Using data from various sources – including HESA, OECD and UUKi’s Gone International report – it offers a round-up of facts and figures on the UK’s international engagement, from its thriving TNE (enlisting over 700k students in 2016/17) to the international students’ contribution to the domestic economy of £25.8bn in spending in 2014-15.
“International campuses, staff and research collaboration bring great benefits to the UK sector and those they work with”
“I’m delighted to see our institutions becoming more global, year on year. International campuses, staff and research collaboration bring great benefits to the UK sector and those they work with,” UUKi director Vivienne Stern said in a statement.
“The extensive international networks of our universities are fundamental to ensuring the UK remains open to the world.”
A strongly internationalised area for UK HE is its staff and its research output. According to HESA research, 30% of academics in UK universities are from abroad, and the percentage goes up to almost 50% for research contracts, UUKi added.
Similarly, 54% of the UK research publications are co-authored with an international author.
In both instances, Europe provide the lion’s share of presences: seven of the top-ten staff nationalities are European countries – with the number of EU academics doubling over the past decade – and so are the majority of the top-20 research collaborators.
The UK also has the second-highest participation and funding rate in the EU research program Horizon 2020.
Internationalisation numbers falter a little for outward mobility, with only about 7% of UK students participating in a study abroad experience between 2013-2015. But UUKi’s recently launched campaign Go International aims to double that proportion by 2020.

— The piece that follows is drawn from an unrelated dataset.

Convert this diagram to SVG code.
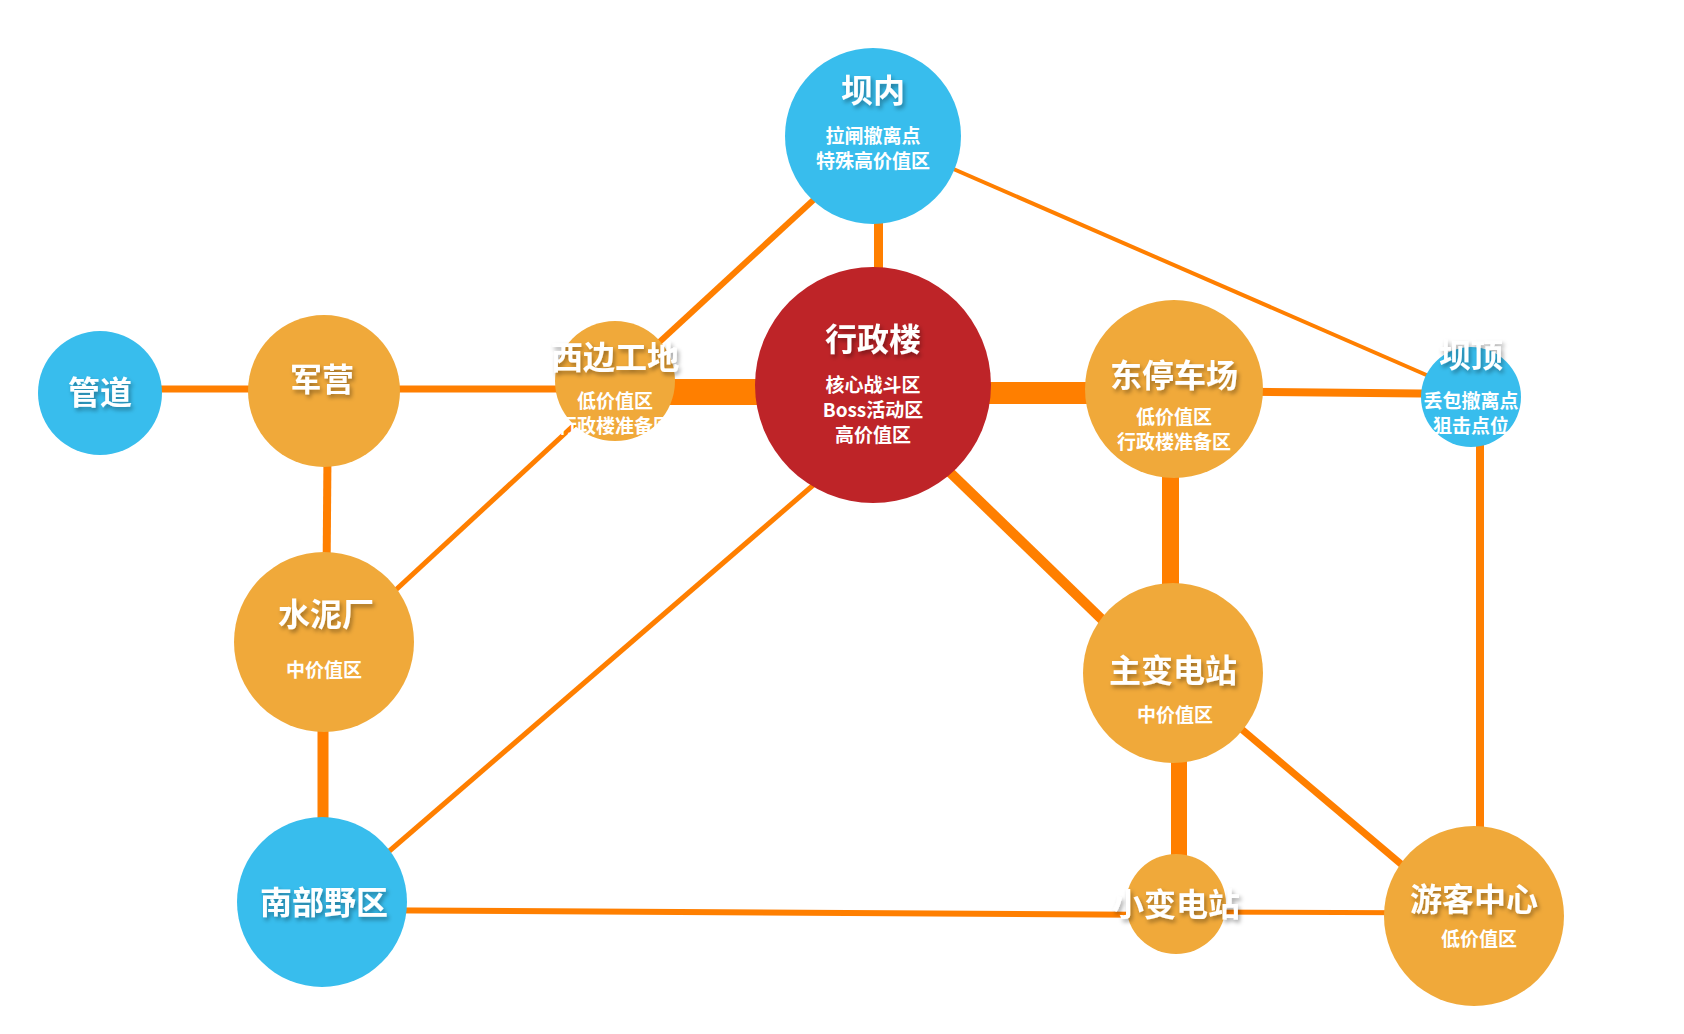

In terms of international student numbers, the OECD data used in the report, referring to 2015, sees the UK as the second most popular destination after the US. Three years ago, while its major competitors were experiencing strong growth, the UK was stationary at a +0.5%.
Some things have changed from back then. The US has surpassed the 1m mark, but new enrolments have decreased, for example. China has almost reached half a million students, and so has Canada, according to its student visa statistics.
But the UK is still in second position, and still with a “stagnant” growth – a +6% for EU students and -1% for non-EU students in 2016-17, according to HESA.
Australia’s sustained growth over the past few years is fuelling fears that it could surpass the UK. Simon Marginson, in a recently published paper, argued this may have already happened.
But as IEAA’s Phil Honeywood said warning against such predictions, policy decisions – and political events – can still change the game.